Cüceler ve Elfler arasındaki anlaşmazlığı Yüzüklerin Efendisi’nden, Gimli ve Legolas atışmalarından hatırlarsınız. Olayların kökünü buraya bağlamayı tercih ederler mi bilemiyorum ama umarım böyle bir işe girişmezler.
Bir süredir Adar’ın elinde tutsak olan Galadriel ise, kilometrelerce uzak lokasyonlar arasında ilginç bir şekilde kısa sürelerde mekik dokuyan Elrond tarafından ziyaret ediliyor. Ziyaret kelimesini kullanmak çok doğru olacak, çünkü neden bilmiyorum ama Adar, fırsat ayağının dibine kadar gelmişken Elrond’u esir almaya tenezzül etmiyor.
Elbette bununla da kalmıyoruz; Elrond, Adar’ın teslimiyetinden kurtulabilmesi adına Galadriel’e bir buse bir de iğne veriyor…
Gerekli bir hamle miydi bilemiyorum, kelepçeleri çıkartabilmesi için iğneyi bir şekilde ulaştırması gerekiyordu ama, Galadriel’in ileride Elrond’un kayınvalidesi olacağı göz önüne alındığında nereden bakarsanız bakın elinizde kalan ve rahatsız edici bir sahne...
Elflerin at üstünde savaşa katılması, savaş sahnesinin yavanlığı, koskoca kral Gil-Galad’ın rezalet kostümü ve Galadriel ile Elrond arasındaki moral bozucu öpücüğü bir kenarı bırakabilirsek bu bölümü toparlayan şey her zamanki gibi Celebrimbor ile Annatar’ın yüzleşmesiydi. Kılayaklar, Gandalf, Tom Bombadil ve diğer yan karakterlerin olmaması da odağımızı daha iyi toparlamamıza neden oldu. Bu yüzden de sezonun geri kalanına oranla çok daha akıcı bir bölüm izlediğimizi düşünüyorum. Fakat bu koca dizinin tüm yükünü iki karakterin çekiyor olması da son derece üzücü.

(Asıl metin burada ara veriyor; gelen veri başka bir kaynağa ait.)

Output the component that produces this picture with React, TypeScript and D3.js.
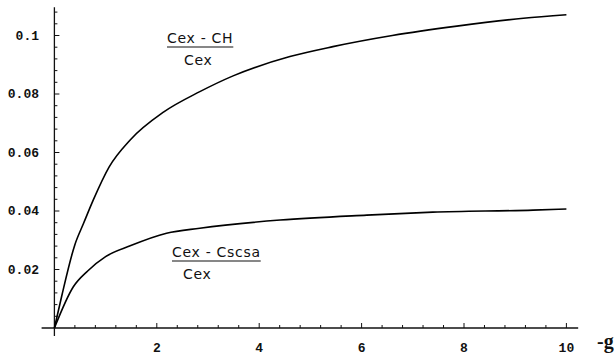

The Rings of Power, izlenebilirlik konusunda kesinlikle ilk sezonuna oranla çok daha başarılı bir yol yakalamış durumda, fakat yapılan tercihlerin yanlışlığı dolayısıyla dizi bir şekilde kendisini aşağı çekiyor ve bir türlü başarılı bir dizi konumuna yükselemiyor.

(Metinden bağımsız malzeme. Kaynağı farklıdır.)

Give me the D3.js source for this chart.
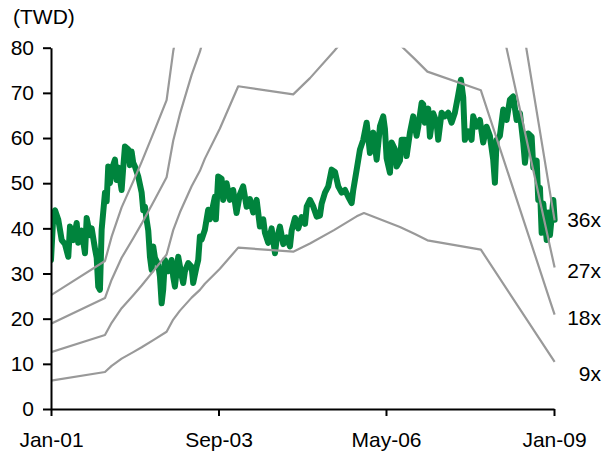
<!DOCTYPE html>
<html>
<head>
<meta charset="utf-8">
<script src="https://cdn.jsdelivr.net/npm/d3@7"></script>
<style>
  html, body { margin: 0; padding: 0; background: #fff; }
  svg { display: block; font-family: "Liberation Sans", Arial, Helvetica, sans-serif; }
</style>
</head>
<body>
<svg id="chart" width="615" height="457"></svg>
<script>
// Share price (TWD), sampled as decimal years
const priceYears = [
  2001.000, 2001.030, 2001.064, 2001.116, 2001.143, 2001.170, 2001.223, 2001.275, 2001.302, 2001.355,
  2001.409, 2001.434, 2001.488, 2001.541, 2001.568, 2001.620, 2001.647, 2001.700, 2001.727, 2001.752,
  2001.779, 2001.806, 2001.859, 2001.886, 2001.911, 2001.938, 2001.965, 2002.018, 2002.045, 2002.070,
  2002.124, 2002.150, 2002.177, 2002.229, 2002.256, 2002.283, 2002.309, 2002.336, 2002.388, 2002.443,
  2002.468, 2002.495, 2002.522, 2002.548, 2002.575, 2002.602, 2002.627, 2002.654, 2002.707, 2002.734,
  2002.761, 2002.786, 2002.813, 2002.866, 2002.920, 2002.945, 2002.972, 2003.025, 2003.079, 2003.104,
  2003.131, 2003.184, 2003.238, 2003.263, 2003.317, 2003.343, 2003.370, 2003.397, 2003.449, 2003.502,
  2003.529, 2003.556, 2003.608, 2003.624, 2003.661, 2003.715, 2003.740, 2003.794, 2003.847, 2003.899,
  2003.953, 2004.006, 2004.058, 2004.113, 2004.165, 2004.218, 2004.272, 2004.324, 2004.377, 2004.404,
  2004.456, 2004.510, 2004.563, 2004.590, 2004.642, 2004.695, 2004.749, 2004.801, 2004.828, 2004.881,
  2004.933, 2004.987, 2005.040, 2005.067, 2005.119, 2005.172, 2005.226, 2005.278, 2005.305, 2005.358,
  2005.410, 2005.464, 2005.517, 2005.569, 2005.623, 2005.676, 2005.728, 2005.782, 2005.808, 2005.862,
  2005.914, 2005.967, 2006.021, 2006.073, 2006.126, 2006.180, 2006.233, 2006.285, 2006.312, 2006.339,
  2006.392, 2006.419, 2006.471, 2006.498, 2006.551, 2006.578, 2006.630, 2006.657, 2006.710, 2006.762,
  2006.816, 2006.842, 2006.896, 2006.921, 2006.948, 2007.001, 2007.028, 2007.080, 2007.134, 2007.160,
  2007.214, 2007.266, 2007.319, 2007.373, 2007.425, 2007.478, 2007.521, 2007.558, 2007.584, 2007.637,
  2007.691, 2007.717, 2007.771, 2007.823, 2007.876, 2007.930, 2007.982, 2008.035, 2008.062, 2008.089,
  2008.141, 2008.194, 2008.248, 2008.300, 2008.353, 2008.407, 2008.459, 2008.512, 2008.539, 2008.591,
  2008.645, 2008.671, 2008.725, 2008.750, 2008.777, 2008.804, 2008.830, 2008.884, 2008.909, 2008.936,
  2008.989, 2009.010
];
const priceTWD = [
  33.0, 41.0, 44.0, 41.9, 39.7, 37.4, 36.5, 33.7, 40.4, 37.4,
  41.2, 36.8, 39.5, 34.5, 42.3, 38.5, 40.0, 35.5, 33.5, 27.1,
  26.4, 39.7, 47.9, 46.0, 53.7, 50.0, 53.0, 55.2, 50.7, 53.5,
  48.5, 53.5, 58.1, 57.5, 54.0, 57.0, 54.5, 53.7, 51.5, 47.9,
  44.0, 44.8, 41.9, 39.5, 33.7, 30.8, 36.0, 33.5, 32.0, 29.3,
  23.4, 26.5, 33.0, 30.5, 33.0, 29.3, 27.1, 33.7, 29.5, 27.9,
  30.5, 32.3, 31.5, 27.9, 31.5, 33.0, 38.2, 37.5, 39.7, 44.1,
  42.0, 43.5, 47.0, 42.0, 51.5, 51.0, 46.3, 50.0, 46.3, 48.5,
  43.4, 47.5, 49.3, 44.8, 46.5, 43.5, 46.3, 40.4, 42.0, 39.0,
  36.8, 40.0, 34.5, 37.5, 40.4, 36.5, 38.0, 36.0, 39.5, 42.3,
  40.0, 42.5, 41.0, 44.8, 46.3, 44.8, 42.6, 42.8, 45.5, 47.9,
  49.3, 53.0, 52.5, 49.3, 47.9, 48.5, 47.0, 45.6, 48.5, 53.0,
  57.4, 59.6, 63.4, 56.7, 61.2, 55.2, 62.6, 64.8, 62.0, 55.5,
  52.3, 59.0, 57.5, 53.7, 55.0, 59.6, 59.6, 56.0, 61.2, 64.8,
  60.5, 62.5, 67.8, 67.5, 63.4, 66.5, 60.3, 65.5, 63.5, 59.6,
  65.6, 64.8, 65.6, 63.4, 65.6, 69.5, 72.9, 69.0, 59.6, 61.5,
  59.6, 64.8, 62.5, 64.0, 59.0, 62.5, 60.5, 55.2, 50.1, 59.6,
  60.5, 66.3, 64.0, 68.5, 69.2, 64.0, 65.5, 59.0, 54.5, 61.0,
  60.3, 53.5, 55.0, 46.3, 49.0, 39.0, 45.5, 37.4, 43.5, 38.5,
  46.3, 41.9
];

// Trailing EPS (TWD) used for the P/E bands
const epsYears = [
  2001.000, 2001.859, 2001.965, 2002.124, 2002.309, 2002.443, 2002.654, 2002.840, 2002.945, 2003.052,
  2003.238, 2003.370, 2003.449, 2003.688, 2003.980, 2004.853, 2005.119, 2005.501, 2005.862, 2005.978,
  2006.551, 2006.781, 2006.988, 2007.839, 2008.950, 2009.010
];
const epsTWD = [
  0.70, 0.91, 1.06, 1.24, 1.40, 1.52, 1.72, 1.90, 2.20, 2.42,
  2.74, 2.93, 3.08, 3.45, 3.97, 3.87, 4.07, 4.40, 4.74, 4.82,
  4.48, 4.31, 4.15, 3.92, 1.30, 1.16
];

const peMultiples = [9, 18, 27, 36];
const peLabels = ["9x", "18x", "27x", "36x"];

const yTicks = [0, 10, 20, 30, 40, 50, 60, 70, 80];
const xTickDates = ["2001-01-01", "2003-09-01", "2006-05-01", "2009-01-01"];
const yAxisTitle = "(TWD)";

// ---- helpers ----
function yearToDate(t) {
  const yr = Math.floor(t);
  const a = new Date(yr, 0, 1), b = new Date(yr + 1, 0, 1);
  return new Date(+a + (t - yr) * (b - a));
}
const parseDay = d3.timeParse("%Y-%m-%d");

const svg = d3.select("#chart");
const plotLeft = 51, plotRight = 554, plotTop = 47.7, plotBottom = 409;
const fontSize = 21;

const x = d3.scaleTime()
  .domain([new Date(2001, 0, 1), new Date(2009, 0, 1)])
  .range([plotLeft, plotRight]);
const y = d3.scaleLinear().domain([0, 80]).range([plotBottom, plotTop]);

svg.append("defs").append("clipPath").attr("id", "plot")
  .append("rect").attr("x", plotLeft).attr("y", plotTop)
  .attr("width", 620 - plotLeft).attr("height", plotBottom - plotTop);

const priceData = priceYears.map((t, i) => ({ date: yearToDate(t), v: priceTWD[i] }));
const epsData = epsYears.map((t, i) => ({ date: yearToDate(t), eps: epsTWD[i] }));

const plot = svg.append("g").attr("clip-path", "url(#plot)");

// price line
plot.append("path")
  .datum(priceData)
  .attr("fill", "none")
  .attr("stroke", "#00843d")
  .attr("stroke-width", 6)
  .attr("stroke-linejoin", "round")
  .attr("stroke-linecap", "round")
  .attr("d", d3.line().x(d => x(d.date)).y(d => y(d.v)));

// P/E band lines
peMultiples.forEach(m => {
  plot.append("path")
    .datum(epsData)
    .attr("fill", "none")
    .attr("stroke", "#999999")
    .attr("stroke-width", 2.2)
    .attr("stroke-linejoin", "round")
    .attr("d", d3.line().x(d => x(d.date)).y(d => y(d.eps * m)));
});

// band labels at the right end
const labelNudge = [19, 10, 10, 7];
const lastEps = epsTWD[epsTWD.length - 1];
peMultiples.forEach((m, i) => {
  svg.append("text")
    .attr("x", 601)
    .attr("y", y(lastEps * m) + labelNudge[i])
    .attr("text-anchor", "end")
    .attr("font-size", fontSize)
    .attr("fill", "#000")
    .text(peLabels[i]);
});

// axes
const yAxis = svg.append("g")
  .attr("transform", `translate(${plotLeft},0)`)
  .call(d3.axisLeft(y).tickValues(yTicks).tickSize(8).tickSizeOuter(0).tickPadding(9));
const xAxis = svg.append("g")
  .attr("transform", `translate(0,${plotBottom})`)
  .call(d3.axisBottom(x).tickValues(xTickDates.map(parseDay)).tickSize(7).tickSizeOuter(0)
    .tickPadding(16).tickFormat(d3.timeFormat("%b-%y")));

[yAxis, xAxis].forEach(g => {
  g.selectAll("path.domain").attr("stroke", "#000").attr("stroke-width", 2);
  g.selectAll(".tick line").attr("stroke", "#000").attr("stroke-width", 2);
  g.selectAll(".tick text").attr("font-size", fontSize).attr("fill", "#000")
    .attr("font-family", "'Liberation Sans', Arial, sans-serif");
});

svg.append("text")
  .attr("x", 13).attr("y", 24)
  .attr("font-size", fontSize).attr("fill", "#000")
  .text(yAxisTitle);
</script>
</body>
</html>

Yedinci bölüm, her iki sezonlarının da birbirleriyle yakın vakitlerde izleyiciyle buluşması nedeniyle sık sık kıyaslanan Game of Thrones yan dizisi House of the Dragon'ı aklıma getirdi. İki dizi de ikinci sezonlarında izleyiciyle bir türlü istediğini veremediği için, bir süre boyunca aklımda sadece tek bir soru dönüp dolanacak gibi görünüyor:
Acaba hangisinin ikinci sezonu daha kötüydü?